By Silla Brush - 06/02/09 05:01 PM EDT
The heads of the Securities and Exchange Commission (SEC) and the Commodity Futures Trading Commission (CFTC) on Tuesday refused to rule out a merger as the Obama administration works to draw up sweeping changes to the nation’s financial laws.
In testimony before a Senate Appropriations subcommittee, the two agency heads either gave lukewarm support for the possibility or refused to oppose it. SEC chairwoman Mary Schapiro said there was “a logic and efficiency” to a merger.
A merger would prompt a legislative and lobbying turf battle between traditional agriculture and financial interests. It would also face the long-running jurisdictional dispute between two sets of House and Senate committees: the agriculture committees oversee CFTC, while the banking committees oversee SEC.
Neither Schapiro nor CFTC head Gary Gensler fully endorsed a merger, however.
In response to a question from Sen. Jon Tester (D-Mont.) about potential challenges if there were a merger, Gensler responded quickly: “You said if.”

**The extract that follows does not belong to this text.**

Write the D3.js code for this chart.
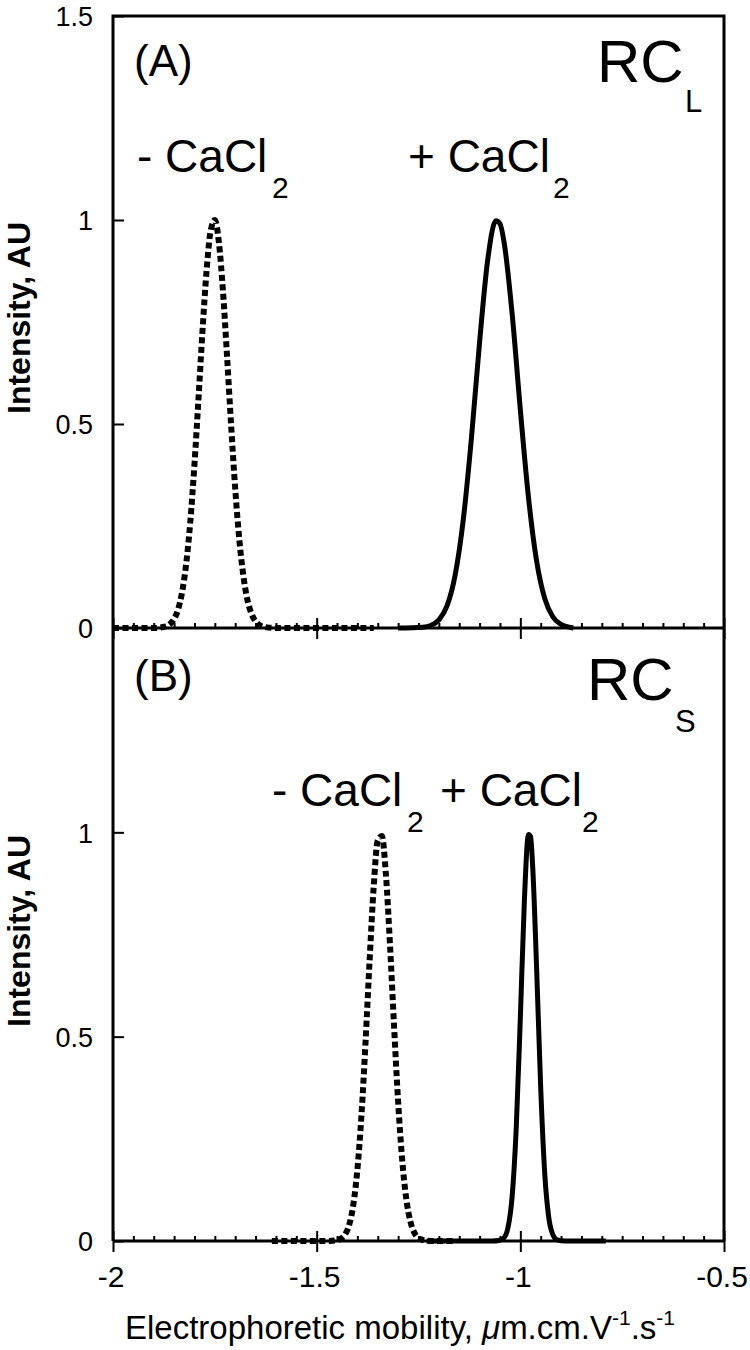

Gensler said he was against a “merger for merger’s sake” and that lawmakers would need to protect his agencies traditional mandate to oversee traditional commodity interests associated with agriculture and ranching.
Gensler refused to entirely rule out a merger if the Obama administration pursued such a policy. Asked whether he would support it, Gensler said he would weigh in at a later date.
"As chair of an independent regulatory agency, my responsibility, I think, to the American public would be to tell you what I believed at that time," he said.
“My personal view is that there is a logic and an efficiency that can be achieved through the merger of the two agencies,” Schapiro said. “But short of that, I also think that the two agencies can do a better job of working together to ensure the protection of investors.”